Заманивали же кремлёвские агенты заморского жениха огромным приданым: земли, деньги, перспектива власти над громадной страной. Кто мог устоять? При всём том дела в экономике страны были белее чем печальны и настолько горьки, что герцога Ганса, принца датского везли в Москву окольными путями, придумав легенду, что это делается для того, чтобы показать преемнику царя его личные угодия, которые он сможет получить сразу же после женитьбы. На самом же деле после карательных походов Ивана IV и не без личных трудов опричника Годунова многие северные земли, лежащие на пути принца из порта Риги, просто вымерли, представляя собой и через тридцать лет (sic!) плачевное зрелище. Этот ужас разрухи страны, которую Борис и не пытался восстанавливать, и старались скрыть от взглядов членов датского посольства.
Чем же тогда был занят властитель Руси последние 16 лет XVI века? – Исключительно и только собственным обогащением! Ещё будучи регентом, он получил право набивать свой личный кошелёк налогами со всех подмосковных общественных бань, что составляло до полутора тысяч дохода (вот же крохобор!); поборы с Вологды и Рязани, с Твери и Торжка доводили указанную сумму до 104 тысяч рублей – это приблизительно 10 % суммы всех налогов, собиравшихся ежегодно царём Иваном IV со всей страны. – Неплохо для бывшего официанта!
При подъезде к столице датское посольство промурыжили несколько дней в походных палатках; видимо, тогда принц и подхватил воспаление лёгких, – был уже октябрь, выпал снег. Но для чего скандинавов[34]

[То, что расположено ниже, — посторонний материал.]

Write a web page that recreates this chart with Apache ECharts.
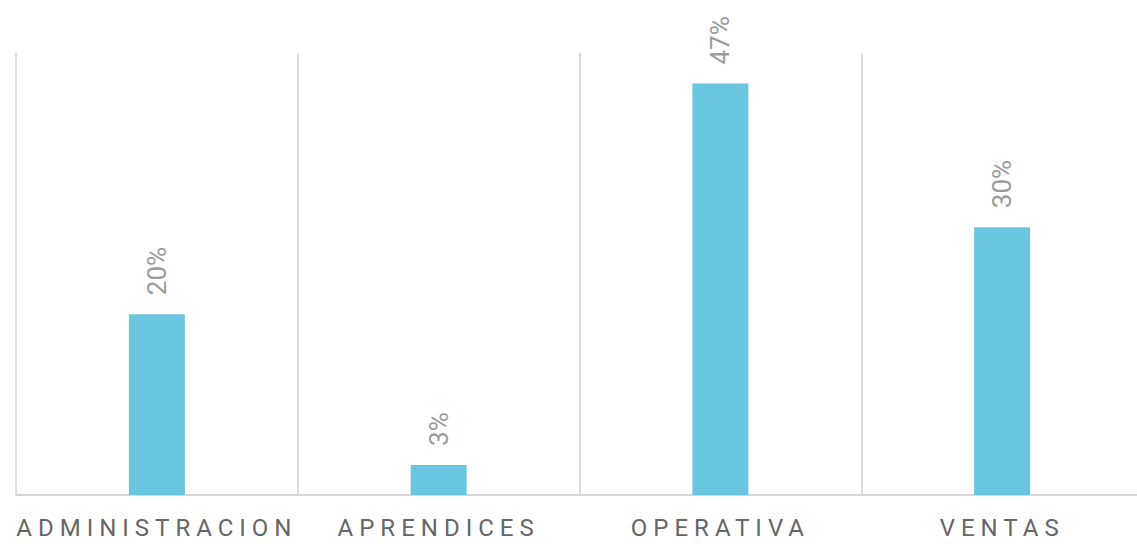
<!DOCTYPE html>
<html>
<head>
<meta charset="utf-8">
<script src="https://cdn.jsdelivr.net/npm/echarts@6/dist/echarts.min.js"></script>
<style>
  html, body { margin: 0; padding: 0; background: #fff; }
  #chart { width: 1137px; height: 544px; }
  /* spaced-out category labels */
  #chart text[fill="#666666"] { letter-spacing: 6px; }
</style>
</head>
<body>
<div id="chart"></div>
<script>
const categories = ['ADMINISTRACION', 'APRENDICES', 'OPERATIVA', 'VENTAS']
const shares = [20.45, 3.4, 46.55, 30.3] // percent

const chart = echarts.init(document.getElementById('chart'), null, { renderer: 'svg' })

chart.setOption({
  animation: false,
  grid: {
    left: 16,
    top: 53,
    width: 1127,
    bottom: 49,
    outerBoundsMode: 'none'
  },
  xAxis: {
    type: 'category',
    data: categories,
    axisTick: { show: false },
    axisLine: {
      lineStyle: { color: '#d6d6d6', width: 2 }
    },
    splitLine: {
      show: true,
      lineStyle: { color: '#dcdcdc', width: 2 }
    },
    axisLabel: {
      color: '#666666',
      fontFamily: 'Roboto',
      fontSize: 24,
      margin: 21
    }
  },
  yAxis: {
    type: 'value',
    min: 0,
    max: 50,
    show: false
  },
  series: [{
    type: 'bar',
    data: shares,
    barWidth: 56,
    itemStyle: { color: '#6ac5de' },
    label: {
      show: true,
      position: 'top',
      distance: 19,
      rotate: 90,
      align: 'left',
      verticalAlign: 'middle',
      color: '#9a9a9a',
      fontFamily: 'Roboto',
      fontSize: 26,
      formatter: p => Math.round(p.value) + '%'
    }
  }]
})
</script>
</body>
</html>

томили столь долгим ожиданием? В это время из царских кладовых тысячам полуживых от голода служащим Кремля выдавалась под расписку парадная форма – нужно было пустить иностранцам пыль в глаза, создать иллюзию всеобщего благополучия, богатства и довольства в государстве! Если короче – не спугнуть бы жениха!После феерического по масштабам торжественного въезда в Москву датчан разместили в знатных хоромах на полном обеспечении (любые гастрономические изыски при всеобщем голоде в стране! – ленинградцы поймут), но категорически запретив кому-либо из них покидать огороженную забором территорию. За чем постоянно следили агенты дядьки Бориса, который занимал пост главы тогдашней ФСБ. «Ряженые» москвичи в это время сдавали одёжку обратно в Кремль, а кто вдруг её запачкал – тот платил штраф (если мог, если нет – его ждала долговая яма).
Но жених тут окончательно занемог; придворные врачи сбились с ног, в основном вскрывая ему вены, пуская кровь в тазики, – не помогало никак.
И Годунов решился на предпредпоследнее средство. Он согнал несколько сот голодающих горожан во двор посольства с условием: «Будете ежечасно молиться во здравие принца датского – получите «печенюшки» и даже денюшку!» Дополнительно перед Боровицкими воротами Кремля царь приказал разбросать подаяние во здравие принца – толпы людей начали давить друг друга; стоны раздавленных несчастных услышали датчане… и царь тут же прекратил эту «благотворительность». Потом лейб-историки подменили понятия, следствия и причины, сгенерировав миф о щедрости Бориса, якобы из сострадания раздававшего личные деньги своим голодающим согражданам, и лично подкармливающего их из личных закромов.
Но ничто не помогало принцу, даже и массовая молитва. И тогда, в последней надежде и в полном отчаянии (вот где, на самом деле, драма Годунова!) православный царь обратился к московским знахарям и ведьмам, в том числе и к «импортным», к тем, которых РПЦ зовёт язычниками: «По царскому приказанию послано было за тёщею доктора Давида (знахаркою) с тем, чтобы она пришла к герцогу и вылечила его, но она отвечала, что умеет лечить только женские болезни, в мужских же несведуща и лечить их не умеет. Послали также за сестрою Клауса-толмача (тоже знахаркой), – но и она не пришла. От царских докторов мы равным образом узнали, что накануне царь посылал за одним татарином, которого русские почитают за святого, с тем чтобы он вылечил герцога Ганса. Рассказывали, что (этот татарин) многих вылечил – как татарских царей, так и простых русских; но гонец – как говорили русские – послан был слишком поздно, ибо вечером в половине седьмого всемогущий Бог призвал герцога Ганса в вечное Своё царствие, да дарует Он ему радостное воскресение». Последними словами принца были: «Быть может, Бог не хочет оставить меня среди этого нехристианского народа, дабы я не был совращён в их неправедную веру».